Van Gölü dedik ama yanıltıcı olmayalım. Türkiye’nin bu en doğusunda, sadece Van Gölü’nde değil tüm şehirde gün batımı sürprizleri bekliyor ziyaretçilerini. Van, coğrafyanın ve tarihin ince ince şekillendirdiği bir dantel gibi. Dolayısıyla güneş ışıkları dantel üzerine vurunca, doyumsuz manzaralar beliriyor her noktasında. Van Gölü, güneşin kızıl nağmelerini kulaklara fısıldarken, hemen bir tepenin üzerindeki kadim yapı, ardındaki güneşin heybetiyle “ben asırlardır buradayım” diyor. Gün batımının en güzel izlendiği yerlerden biri olan Van Gölü, hem yaz hem de kış mevsiminde etkileyici görünümünü devam ettiriyor.

Bozcaada

POLANTE FENERİ / BOZCAADA

Yolumuz bir kez daha düştü Ege’ye. Bozcaada, Ege’nin kalbinde, nevi şahsına münhasır bir coğrafya sunuyor ziyaretçilerine. Şimdilerde çok popüler, o nedenle daha önce deneyimlemiş olabilirsiniz.

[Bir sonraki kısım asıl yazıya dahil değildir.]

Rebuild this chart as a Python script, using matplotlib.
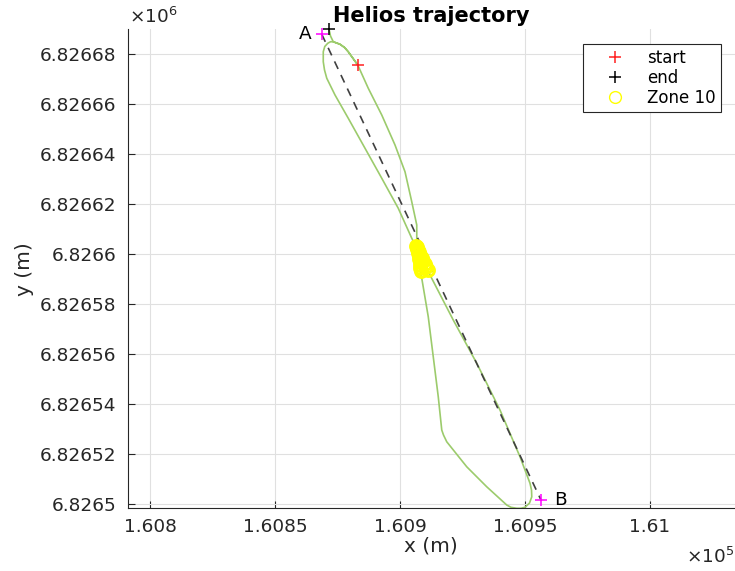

Ama bu yazdıklarımız, gidip görmeyenlere ilham olsun. Bozcaada’nın batısındaki bir uç noktaya 1861 yılında inşa edilen Polente Feneri, gün batımının efsaneleştiği bir başka özel konumda bulunuyor. Denizden yaklaşık 30 metre yükseklikte yer alan Polante Feneri, yalnızca gün batımında değil, orada bulunduğunuz her anda mitolojik kahramanların efsanelerini yaşatıyor. Yine aynı bölgede yer alan rüzgargülleri, manzaraya ayrı bir güzellik katıyor. Topraktan göğe yükselen uzun çiçek gövdeleri gibi, gün batımının karanlığında yaprakları uçuşuyor. Bozcada’da gün batarken, içinizde gizlediğiniz en güzel hisler kendi gündüzlerine uyanıyor.